这次水太大,大的从来末见过。发生了大事就有了传说。几次听我舅和姨说过,何来那样大的水?是老天爷为了收回他们祖父怀里抱的那件宝物。就在那年初夏,长工在犁田翻地时感觉下面有硬物把犁头挂了一下。这是一块水田要插秧,他们就把土刨开,下方有一块青石板,揭开石板发现有一件乌色小盆,拿回家擦去污泥清洗干净,用手敲击发出金属声,内外都雕刻有纹饰,因不知为何物就放在厨房前的檐下做喂狗的用具。

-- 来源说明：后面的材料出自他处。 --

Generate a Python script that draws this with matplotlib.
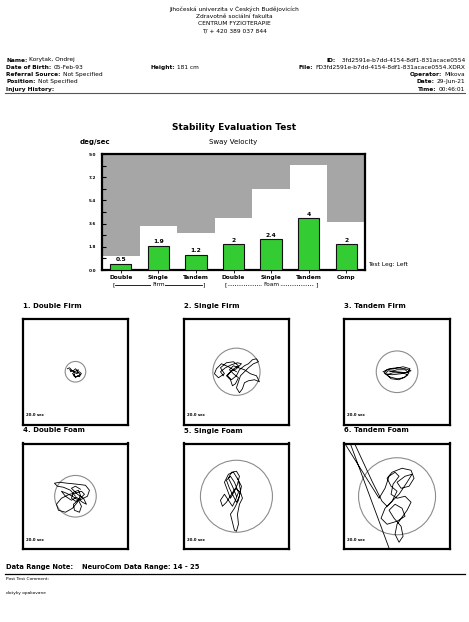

有一天下午外祖母将剩下的米饭倒入其内,第二天早上曾外祖父起的早,发现小盆里的狗食满满一盆,盆外面的地上落得还有,很不高兴的训斥了外祖母,说她不会过日子,粮食怎样能这样浪费?连续发生这样几次后外祖母感觉奇巧,她喂狗得食没那么多呀!她把小盆洗净后往里倒了一碗米,过了一晚,变成一盆多,又试了一次亦然。她把这个发现告诉了外祖父,外祖父往里放了几枚铜钱,第二天变为一盆,他们意识到这是一件宝物,民间称之为“聚宝盆”。他们把这一秘密告诉了曾外祖父,他是位见多识广的人,叮咛道:“这件宝物到了我们家,还说不来是好事还是坏事,厚德载物,有德的人才能承受得住。从今往后,要广施舍,多行善。这一宝物不能示人,也不能随便用,否则会招来横祸的。”然而仅过了两月大祸就降临了。

一九八〇年七月初,天降大瀑雨,椒溪河涨了大水。是多年来少见的一次,那天晚上,大水把刚修好得全县最大的肖家庄电站冲了,参加工作时间不长的大学毕业生纪鸿信值班没逃出来被洪冲卷走。通车十几年的佛两路几乎全部被大水毁了。那晚雨大水也大,我刚在十亩地学工作时间不久,学校位置高但离河近,水声特别大,听着都有些吓人。洪水已经毁了学校下方的小电站,我们几个教师没敢睡觉,点着油灯坐在我宿舍里,半夜一点多了,公社书记看我房间有亮,打着手电来看我们,进门就说:“河里水大地很,路和电站都让水冲毁了。”他是从农村出来的没有多少文化的干部,他接着说:“今天走龙了,刚才我们一伙人在河边看到河里有几盏灯笼,还有锣鼓声,细吹细打的。”我当时将信将疑。

后来又传说这次发大水确实走了龙,长角坝一老油榨成龙了。油榨就是农村木制老式压菜油的木制机械,每次开榨前都要一只杀白雄鸡,用鸡血祭它,时间一长,整个油榨油光光,黑乎乎的。几十米长的东西,有四脚有头,撞杆似尾巴,厂房昏暗,进去后感觉阴渗渗地,民间本有老式油榨变龙的传说,榨完油后要及时卸掉楔子,防止它走了。这次又遇到发大水,冲走了它,传得活灵活现。

这年暑假,没了公路,通不了车,放假和收假我都是步行回家和返校的。

二〇〇二年六月九日,椒溪河再次发怒,百年不遇的洪水毁了半个县城,几个村子遭受毁灭性破坏,也是半夜里一百多人被洪水卷走,几十年的建设成就毁于一旦。全县人民挺起不曲的脊梁,进行了恢复重建,短短两年一个新的县城展现在世人面前。

大水过后,原来满河床的石头不见了,河里一湾细流在沙面上流淌,她的娇柔和抚媚无论如何和与她发怒时残暴联系不起来。

水涨水落的椒溪河,望你多些平静,不再大起大落。